## What you have to do
Nothing outside the stretch should be returned: give exactly the lines from the line containing "Output the Python" through the line containing "import seaborn as sns", including both.
***** Material provided
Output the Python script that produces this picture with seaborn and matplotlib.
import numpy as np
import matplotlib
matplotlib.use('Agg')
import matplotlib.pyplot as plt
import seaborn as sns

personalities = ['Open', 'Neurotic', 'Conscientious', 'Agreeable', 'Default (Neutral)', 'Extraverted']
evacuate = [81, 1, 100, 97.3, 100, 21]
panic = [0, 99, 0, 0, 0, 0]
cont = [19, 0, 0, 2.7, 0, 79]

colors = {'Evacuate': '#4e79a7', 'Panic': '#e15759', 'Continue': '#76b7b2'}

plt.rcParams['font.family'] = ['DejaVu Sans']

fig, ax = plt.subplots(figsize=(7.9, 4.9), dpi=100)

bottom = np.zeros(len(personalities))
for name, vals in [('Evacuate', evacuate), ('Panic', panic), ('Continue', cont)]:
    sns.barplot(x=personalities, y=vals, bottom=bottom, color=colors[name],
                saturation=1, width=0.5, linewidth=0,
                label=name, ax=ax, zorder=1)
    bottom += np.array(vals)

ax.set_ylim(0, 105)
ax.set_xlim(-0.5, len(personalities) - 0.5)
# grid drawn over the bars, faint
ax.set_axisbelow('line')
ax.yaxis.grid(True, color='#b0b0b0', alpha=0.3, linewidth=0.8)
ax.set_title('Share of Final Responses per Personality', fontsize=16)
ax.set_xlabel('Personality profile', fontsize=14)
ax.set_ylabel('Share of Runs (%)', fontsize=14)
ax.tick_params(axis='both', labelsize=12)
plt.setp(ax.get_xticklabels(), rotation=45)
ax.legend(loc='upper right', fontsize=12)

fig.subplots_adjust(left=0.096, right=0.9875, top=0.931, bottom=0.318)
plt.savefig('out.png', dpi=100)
**********
***** Material provided
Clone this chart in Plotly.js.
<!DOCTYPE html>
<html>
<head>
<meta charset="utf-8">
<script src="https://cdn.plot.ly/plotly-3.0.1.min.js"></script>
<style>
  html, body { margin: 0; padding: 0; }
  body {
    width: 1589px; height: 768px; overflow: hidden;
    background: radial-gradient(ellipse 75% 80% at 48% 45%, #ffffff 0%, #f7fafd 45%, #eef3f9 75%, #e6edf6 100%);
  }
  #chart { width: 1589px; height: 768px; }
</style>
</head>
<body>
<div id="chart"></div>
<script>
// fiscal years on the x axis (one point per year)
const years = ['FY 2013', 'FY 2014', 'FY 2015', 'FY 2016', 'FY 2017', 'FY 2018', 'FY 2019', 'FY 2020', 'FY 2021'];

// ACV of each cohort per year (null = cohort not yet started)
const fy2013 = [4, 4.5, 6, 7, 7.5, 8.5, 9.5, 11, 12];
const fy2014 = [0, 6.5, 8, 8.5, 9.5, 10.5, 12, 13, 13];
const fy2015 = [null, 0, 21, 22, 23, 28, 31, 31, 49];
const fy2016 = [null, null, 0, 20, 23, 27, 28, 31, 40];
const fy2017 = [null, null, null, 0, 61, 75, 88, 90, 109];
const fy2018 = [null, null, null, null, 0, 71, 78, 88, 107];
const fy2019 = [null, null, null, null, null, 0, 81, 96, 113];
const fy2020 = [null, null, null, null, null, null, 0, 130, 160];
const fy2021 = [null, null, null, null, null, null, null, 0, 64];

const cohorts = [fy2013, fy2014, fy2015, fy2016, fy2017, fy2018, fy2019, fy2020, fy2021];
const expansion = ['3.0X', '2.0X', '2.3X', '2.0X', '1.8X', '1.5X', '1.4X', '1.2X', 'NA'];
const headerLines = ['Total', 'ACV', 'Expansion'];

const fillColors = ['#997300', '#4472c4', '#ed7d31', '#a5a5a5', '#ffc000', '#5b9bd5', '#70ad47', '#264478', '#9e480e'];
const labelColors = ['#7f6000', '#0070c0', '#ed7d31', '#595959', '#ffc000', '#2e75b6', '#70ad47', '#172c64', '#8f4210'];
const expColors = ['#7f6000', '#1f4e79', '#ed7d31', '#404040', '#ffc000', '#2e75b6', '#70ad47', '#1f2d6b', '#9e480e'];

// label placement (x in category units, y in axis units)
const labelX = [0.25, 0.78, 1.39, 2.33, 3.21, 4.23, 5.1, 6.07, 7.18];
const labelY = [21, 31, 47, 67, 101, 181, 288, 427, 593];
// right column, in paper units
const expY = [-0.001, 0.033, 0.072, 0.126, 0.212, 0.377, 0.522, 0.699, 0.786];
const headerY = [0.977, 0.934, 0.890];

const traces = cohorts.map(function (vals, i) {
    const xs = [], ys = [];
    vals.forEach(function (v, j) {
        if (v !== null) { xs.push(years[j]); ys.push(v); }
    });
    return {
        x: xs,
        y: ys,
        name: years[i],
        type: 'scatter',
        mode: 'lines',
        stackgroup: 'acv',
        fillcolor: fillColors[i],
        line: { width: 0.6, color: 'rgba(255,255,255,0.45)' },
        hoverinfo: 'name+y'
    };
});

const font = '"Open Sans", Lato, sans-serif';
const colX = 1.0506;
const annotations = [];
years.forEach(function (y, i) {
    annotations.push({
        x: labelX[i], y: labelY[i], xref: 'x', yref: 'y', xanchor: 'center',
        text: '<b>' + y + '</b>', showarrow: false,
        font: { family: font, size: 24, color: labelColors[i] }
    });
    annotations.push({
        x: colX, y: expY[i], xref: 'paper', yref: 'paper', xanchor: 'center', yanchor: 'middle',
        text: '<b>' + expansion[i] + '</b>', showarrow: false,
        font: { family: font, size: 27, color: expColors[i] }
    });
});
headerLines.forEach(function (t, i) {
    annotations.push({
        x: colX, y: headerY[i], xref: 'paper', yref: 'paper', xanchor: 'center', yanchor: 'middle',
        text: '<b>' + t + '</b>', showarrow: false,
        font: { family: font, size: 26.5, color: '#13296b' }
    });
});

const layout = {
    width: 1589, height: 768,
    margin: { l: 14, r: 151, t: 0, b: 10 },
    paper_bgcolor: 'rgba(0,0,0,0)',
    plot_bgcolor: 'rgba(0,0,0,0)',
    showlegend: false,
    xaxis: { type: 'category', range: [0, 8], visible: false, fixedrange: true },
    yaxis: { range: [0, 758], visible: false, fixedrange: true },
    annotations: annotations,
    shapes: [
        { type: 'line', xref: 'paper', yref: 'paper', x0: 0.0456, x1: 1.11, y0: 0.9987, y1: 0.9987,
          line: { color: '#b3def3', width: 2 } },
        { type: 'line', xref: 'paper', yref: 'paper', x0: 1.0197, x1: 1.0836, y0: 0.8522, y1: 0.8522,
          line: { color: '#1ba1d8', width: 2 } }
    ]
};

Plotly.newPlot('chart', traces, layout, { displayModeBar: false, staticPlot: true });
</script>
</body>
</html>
**********
## Answer to this problem
Output the Python script that produces this picture with seaborn and matplotlib.
import numpy as np
import matplotlib
matplotlib.use('Agg')
import matplotlib.pyplot as plt
import seaborn as sns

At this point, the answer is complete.